--- start ---

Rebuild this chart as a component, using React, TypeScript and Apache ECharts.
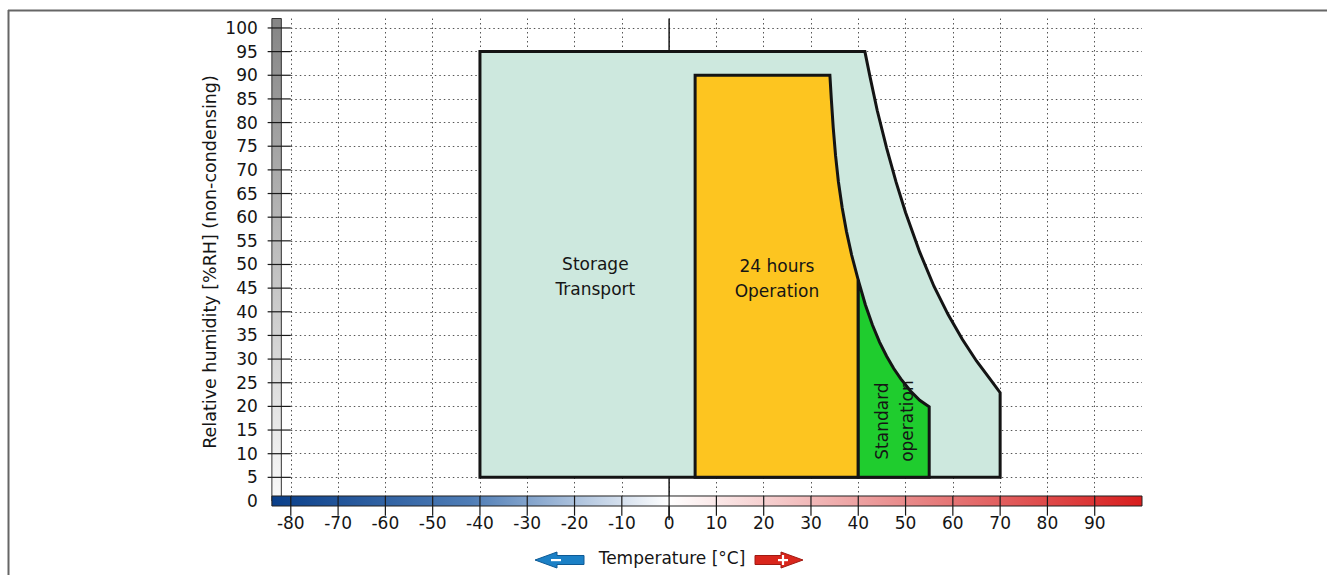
import React, { useEffect, useRef } from 'react';
import * as echarts from 'echarts';

const FONT = '"DejaVu Sans", "Liberation Sans", Arial, sans-serif';
const TEXT_COLOR = '#151515';

const xTicks = [-80, -70, -60, -50, -40, -30, -20, -10, 0, 10, 20, 30, 40, 50, 60, 70, 80, 90];
const yTicks = [5, 10, 15, 20, 25, 30, 35, 40, 45, 50, 55, 60, 65, 70, 75, 80, 85, 90, 95, 100];

const storageOutline: [number, number][] = [
  [-40, 5], [-40, 95], [41.4, 95], [42.5, 89.6], [44, 82.6], [46, 74.6], [48, 67.4], [50, 61],
  [53, 52.6], [56, 45.4], [59, 39.4], [62, 34.2], [65, 29.6], [68, 25.6], [70, 22.9], [70, 5],
];
const operation24Outline: [number, number][] = [
  [5.5, 5], [5.5, 90], [34, 90], [34.3, 85], [34.7, 79], [35.2, 73], [35.8, 67.5], [36.6, 62],
  [37.5, 57], [38.6, 52], [40, 46.7], [40, 5],
];
const standardOutline: [number, number][] = [
  [40, 5], [40, 46.7], [41.5, 41.5], [43, 37.2], [44.5, 33.6], [46, 30.6], [47.5, 28], [49, 25.8],
  [51, 23.3], [53, 21.3], [55, 19.9], [55, 5],
];

const regionLabels = [
  { text: 'Storage\nTransport', x: -15.6, y: 47.5, vertical: false },
  { text: '24 hours\nOperation', x: 22.8, y: 47.1, vertical: false },
  { text: 'Standard\noperation', x: 47.6, y: 16.9, vertical: true },
];

// temperature colour bar and humidity bar extents (data units)
const tempBar = { from: -84, to: 100, half: 1.06 };
const humidBar = { from: -84, to: -82, top: 102 };

function polygonSeries(outline: [number, number][], fill: string) {
  return {
    type: 'custom',
    clip: false,
    silent: true,
    data: [outline[0]],
    renderItem: (_p: any, api: any) => ({
      type: 'polygon',
      shape: { points: outline.map((pt) => api.coord(pt)) },
      style: { fill, stroke: '#141414', lineWidth: 3, lineJoin: 'miter' },
    }),
  };
}

function buildOption() {
  return {
    animation: false,
    grid: { left: 290.8, right: 185, top: 18.5, bottom: 74, containLabel: false },
    xAxis: {
      type: 'value',
      min: -80,
      max: 100,
      interval: 10,
      axisLine: { show: false },
      axisTick: { show: false },
      axisLabel: {
        margin: 13,
        fontSize: 17,
        fontFamily: FONT,
        color: TEXT_COLOR,
        showMaxLabel: false,
      },
      splitLine: {
        show: true,
        showMinLine: true,
        showMaxLine: false,
        lineStyle: { type: [1.5, 3], color: '#555', width: 1 },
      },
    },
    yAxis: {
      type: 'value',
      min: 0,
      max: 102,
      interval: 5,
      axisLine: { show: false },
      axisTick: { show: false },
      axisLabel: {
        margin: 33,
        fontSize: 17,
        fontFamily: FONT,
        color: TEXT_COLOR,
        showMaxLabel: false,
      },
      splitLine: {
        show: true,
        showMinLine: false,
        showMaxLine: false,
        lineStyle: { type: [1.5, 3], color: '#555', width: 1 },
      },
    },
    series: [
      // vertical zero line
      {
        type: 'custom',
        clip: false,
        silent: true,
        data: [[0, 0]],
        renderItem: (_p: any, api: any) => {
          const a = api.coord([0, 102]);
          const b = api.coord([0, -4]);
          return {
            type: 'line',
            shape: { x1: a[0], y1: a[1], x2: b[0], y2: b[1] },
            style: { stroke: '#1a1a1a', lineWidth: 1.5 },
          };
        },
      },
      // humidity grey bar
      {
        type: 'custom',
        clip: false,
        silent: true,
        data: [[humidBar.from, humidBar.top]],
        renderItem: (_p: any, api: any) => {
          const a = api.coord([humidBar.from, humidBar.top]);
          const b = api.coord([humidBar.to, 0]);
          return {
            type: 'rect',
            shape: { x: a[0], y: a[1], width: b[0] - a[0], height: b[1] - a[1] },
            style: {
              fill: new echarts.graphic.LinearGradient(0, 0, 0, 1, [
                { offset: 0, color: '#858585' },
                { offset: 1, color: '#fafafa' },
              ]),
              stroke: '#333',
              lineWidth: 1,
            },
          };
        },
      },
      // temperature colour bar
      {
        type: 'custom',
        clip: false,
        silent: true,
        data: [[tempBar.from, 0]],
        renderItem: (_p: any, api: any) => {
          const a = api.coord([tempBar.from, tempBar.half]);
          const b = api.coord([tempBar.to, -tempBar.half]);
          const zeroPos = (0 - tempBar.from) / (tempBar.to - tempBar.from);
          return {
            type: 'rect',
            shape: { x: a[0], y: a[1], width: b[0] - a[0], height: b[1] - a[1] },
            style: {
              fill: new echarts.graphic.LinearGradient(0, 0, 1, 0, [
                { offset: 0, color: '#0a3f8a' },
                { offset: zeroPos * 0.5, color: '#4f7db6' },
                { offset: zeroPos, color: '#ffffff' },
                { offset: zeroPos + (1 - zeroPos) * 0.5, color: '#e88a8a' },
                { offset: 1, color: '#d81e1e' },
              ]),
              stroke: '#222',
              lineWidth: 1,
            },
          };
        },
      },
      polygonSeries(storageOutline, '#cde8de'),
      polygonSeries(operation24Outline, '#fdc520'),
      polygonSeries(standardOutline, '#1fcc2e'),
      // x ticks crossing the colour bar
      {
        type: 'custom',
        clip: false,
        silent: true,
        data: xTicks.map((v) => [v, 0]),
        renderItem: (_p: any, api: any) => {
          const v = api.value(0);
          const a = api.coord([v, tempBar.half]);
          const b = api.coord([v, -3.1]);
          return {
            type: 'line',
            shape: { x1: a[0], y1: a[1], x2: b[0], y2: b[1] },
            style: { stroke: '#1a1a1a', lineWidth: 1.2 },
          };
        },
      },
      // y ticks crossing the humidity bar
      {
        type: 'custom',
        clip: false,
        silent: true,
        data: yTicks.map((v) => [-80, v]),
        renderItem: (_p: any, api: any) => {
          const v = api.value(1);
          const a = api.coord([-84.9, v]);
          const b = api.coord([-80, v]);
          return {
            type: 'line',
            shape: { x1: a[0], y1: a[1], x2: b[0], y2: b[1] },
            style: { stroke: '#1a1a1a', lineWidth: 1.2 },
          };
        },
      },
      // region labels
      {
        type: 'custom',
        clip: false,
        silent: true,
        data: regionLabels.map((l) => [l.x, l.y]),
        renderItem: (p: any, api: any) => {
          const l = regionLabels[p.dataIndex];
          const c = api.coord([l.x, l.y]);
          return {
            type: 'text',
            x: c[0],
            y: c[1],
            rotation: l.vertical ? Math.PI / 2 : 0,
            style: {
              text: l.text,
              fill: TEXT_COLOR,
              fontSize: 17,
              fontFamily: FONT,
              lineHeight: 25,
              align: 'center',
              verticalAlign: 'middle',
              textAlign: 'center',
              textVerticalAlign: 'middle',
            },
          };
        },
      },
    ],
    graphic: [
      // outer frame lines
      { type: 'line', silent: true, shape: { x1: 8, y1: 10.5, x2: 1327, y2: 10.5 }, style: { stroke: '#666', lineWidth: 2 } },
      { type: 'line', silent: true, shape: { x1: 8.5, y1: 10, x2: 8.5, y2: 575 }, style: { stroke: '#666', lineWidth: 2 } },
      // y axis title
      {
        type: 'text',
        x: 210,
        y: 262,
        rotation: Math.PI / 2,
        silent: true,
        style: {
          text: 'Relative humidity [%RH] (non-condensing)',
          fill: TEXT_COLOR,
          fontSize: 17.5,
          fontFamily: FONT,
          align: 'center',
          verticalAlign: 'middle',
          textAlign: 'center',
          textVerticalAlign: 'middle',
        },
      },
      // x axis title
      {
        type: 'text',
        x: 672,
        y: 558,
        silent: true,
        style: {
          text: 'Temperature [°C]',
          fill: TEXT_COLOR,
          fontSize: 17,
          fontFamily: FONT,
          align: 'center',
          verticalAlign: 'middle',
          textAlign: 'center',
          textVerticalAlign: 'middle',
        },
      },
      // blue (minus) arrow
      {
        type: 'polygon',
        silent: true,
        shape: { points: [[535, 560], [557, 552], [557, 555.5], [584, 555.5], [584, 564.5], [557, 564.5], [557, 568]] },
        style: { fill: '#1b80c6', stroke: '#0e5a95', lineWidth: 1 },
      },
      { type: 'rect', silent: true, shape: { x: 551, y: 559, width: 10, height: 2.2 }, style: { fill: '#ffffff' } },
      // red (plus) arrow
      {
        type: 'polygon',
        silent: true,
        shape: { points: [[803, 560], [781, 552], [781, 555.5], [755, 555.5], [755, 564.5], [781, 564.5], [781, 568]] },
        style: { fill: '#d9261c', stroke: '#a01a12', lineWidth: 1 },
      },
      { type: 'rect', silent: true, shape: { x: 778, y: 559, width: 10, height: 2.2 }, style: { fill: '#ffffff' } },
      { type: 'rect', silent: true, shape: { x: 781.9, y: 555, width: 2.2, height: 10 }, style: { fill: '#ffffff' } },
    ],
  };
}

export default function App() {
  const ref = useRef<HTMLDivElement>(null);
  useEffect(() => {
    if (!ref.current) return;
    const chart = echarts.init(ref.current, null, { renderer: 'svg' });
    chart.setOption(buildOption() as any);
    return () => {
      chart.dispose();
    };
  }, []);
  return (
    <div
      ref={ref}
      style={{ position: 'fixed', left: 0, top: 0, width: 1327, height: 575, background: '#ffffff' }}
    />
  );
}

--- end ---

## PROBLEM DESCRIPTION
Write out again exactly the lines from the start of the data above through the line containing "const TEXT_COLOR = '#151515';", inclusive, excluding any pictures.

## TASK SOLUTION
Rebuild this chart as a component, using React, TypeScript and Apache ECharts.
import React, { useEffect, useRef } from 'react';
import * as echarts from 'echarts';

const FONT = '"DejaVu Sans", "Liberation Sans", Arial, sans-serif';
const TEXT_COLOR = '#151515';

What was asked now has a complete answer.